## GOAL OF THE EXERCISE
Return the material word for word. Do not include the pictures.

-- begin COLLECTED MATERIAL --

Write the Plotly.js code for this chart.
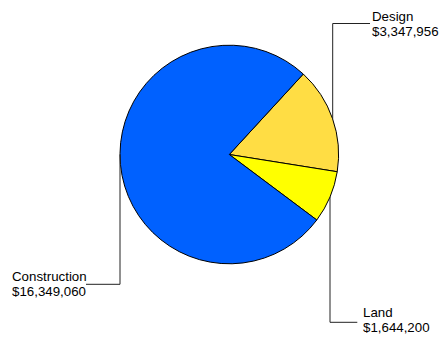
<!DOCTYPE html>
<html>
<head>
<meta charset="utf-8">
<script src="https://cdn.plot.ly/plotly-3.0.1.min.js"></script>
<style>html,body{margin:0;padding:0;background:#fff;}#chart{width:441px;height:339px;}</style>
</head>
<body>
<div id="chart"></div>
<script>
const categories = ["Design", "Land", "Construction"];
const values = [3347956, 1644200, 16349060];
const colors = ["#FFDD44", "#FFFF00", "#0061FF"];

const W = 441, H = 339;
const cx = 229.3, cy = 154.5, R = 109.3;
const px = x => x / W;
const py = y => 1 - y / H;
const FS = 13.3;

// leader line layout (pixel): vertical x, elbow y, end x, text left, first baseline
const leaders = [
  {vx: 332.7, ey: 23.5, hx: 370, tx: 371, b1: 20.7, upper: true},
  {vx: 330, ey: 322.3, hx: 357.3, tx: 361.7, b1: 317.3, upper: false},
  {vx: 120, ey: 284.3, hx: 86, tx: 11.3, b1: 280.7, upper: false, left: true}
];

const shapes = [];
const annotations = [];
const fnt = {family: 'Arial, "Liberation Sans", sans-serif', size: FS, color: '#000'};
leaders.forEach((L, i) => {
  const dx = L.vx - cx;
  const d = Math.sqrt(Math.max(R * R - dx * dx, 0));
  const edgeY = L.upper ? cy - d : cy + d;
  const startY = L.left ? cy : edgeY;
  shapes.push({type: 'path', xref: 'paper', yref: 'paper',
    path: `M ${px(L.vx)},${py(startY)} L ${px(L.vx)},${py(L.ey)} L ${px(L.hx)},${py(L.ey)}`,
    line: {color: '#222222', width: 1}});
  const lines = [categories[i], '$' + values[i].toLocaleString('en-US')];
  lines.forEach((t, k) => {
    const base = L.b1 + 15 * k;
    annotations.push({xref: 'paper', yref: 'paper', x: px(L.tx - 1), y: py(base - 0.35 * FS),
      xanchor: 'left', yanchor: 'middle', align: 'left', showarrow: false,
      text: t, font: fnt});
  });
});

const data = [{
  type: 'pie',
  labels: categories,
  values: values,
  sort: false,
  direction: 'clockwise',
  rotation: 42.6,
  textinfo: 'none',
  hoverinfo: 'label+value',
  marker: {colors: colors, line: {color: '#000', width: 1}},
  domain: {x: [px(cx - R), px(cx + R)], y: [py(cy + R), py(cy - R)]},
  showlegend: false
}];

const layout = {
  width: W, height: H,
  margin: {l: 0, r: 0, t: 0, b: 0},
  paper_bgcolor: '#fff',
  plot_bgcolor: '#fff',
  showlegend: false,
  shapes: shapes,
  annotations: annotations
};

Plotly.newPlot('chart', data, layout, {staticPlot: true});
</script>
</body>
</html>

-- end COLLECTED MATERIAL --

## THE ANSWER
Write the Plotly.js code for this chart.
<!DOCTYPE html>
<html>
<head>
<meta charset="utf-8">
<script src="https://cdn.plot.ly/plotly-3.0.1.min.js"></script>
<style>html,body{margin:0;padding:0;background:#fff;}#chart{width:441px;height:339px;}</style>
</head>
<body>
<div id="chart"></div>
<script>
const categories = ["Design", "Land", "Construction"];
const values = [3347956, 1644200, 16349060];
const colors = ["#FFDD44", "#FFFF00", "#0061FF"];

const W = 441, H = 339;
const cx = 229.3, cy = 154.5, R = 109.3;
const px = x => x / W;
const py = y => 1 - y / H;
const FS = 13.3;

// leader line layout (pixel): vertical x, elbow y, end x, text left, first baseline
const leaders = [
  {vx: 332.7, ey: 23.5, hx: 370, tx: 371, b1: 20.7, upper: true},
  {vx: 330, ey: 322.3, hx: 357.3, tx: 361.7, b1: 317.3, upper: false},
  {vx: 120, ey: 284.3, hx: 86, tx: 11.3, b1: 280.7, upper: false, left: true}
];

const shapes = [];
const annotations = [];
const fnt = {family: 'Arial, "Liberation Sans", sans-serif', size: FS, color: '#000'};
leaders.forEach((L, i) => {
  const dx = L.vx - cx;
  const d = Math.sqrt(Math.max(R * R - dx * dx, 0));
  const edgeY = L.upper ? cy - d : cy + d;
  const startY = L.left ? cy : edgeY;
  shapes.push({type: 'path', xref: 'paper', yref: 'paper',
    path: `M ${px(L.vx)},${py(startY)} L ${px(L.vx)},${py(L.ey)} L ${px(L.hx)},${py(L.ey)}`,
    line: {color: '#222222', width: 1}});
  const lines = [categories[i], '$' + values[i].toLocaleString('en-US')];
  lines.forEach((t, k) => {
    const base = L.b1 + 15 * k;
    annotations.push({xref: 'paper', yref: 'paper', x: px(L.tx - 1), y: py(base - 0.35 * FS),
      xanchor: 'left', yanchor: 'middle', align: 'left', showarrow: false,
      text: t, font: fnt});
  });
});

const data = [{
  type: 'pie',
  labels: categories,
  values: values,
  sort: false,
  direction: 'clockwise',
  rotation: 42.6,
  textinfo: 'none',
  hoverinfo: 'label+value',
  marker: {colors: colors, line: {color: '#000', width: 1}},
  domain: {x: [px(cx - R), px(cx + R)], y: [py(cy + R), py(cy - R)]},
  showlegend: false
}];

const layout = {
  width: W, height: H,
  margin: {l: 0, r: 0, t: 0, b: 0},
  paper_bgcolor: '#fff',
  plot_bgcolor: '#fff',
  showlegend: false,
  shapes: shapes,
  annotations: annotations
};

Plotly.newPlot('chart', data, layout, {staticPlot: true});
</script>
</body>
</html>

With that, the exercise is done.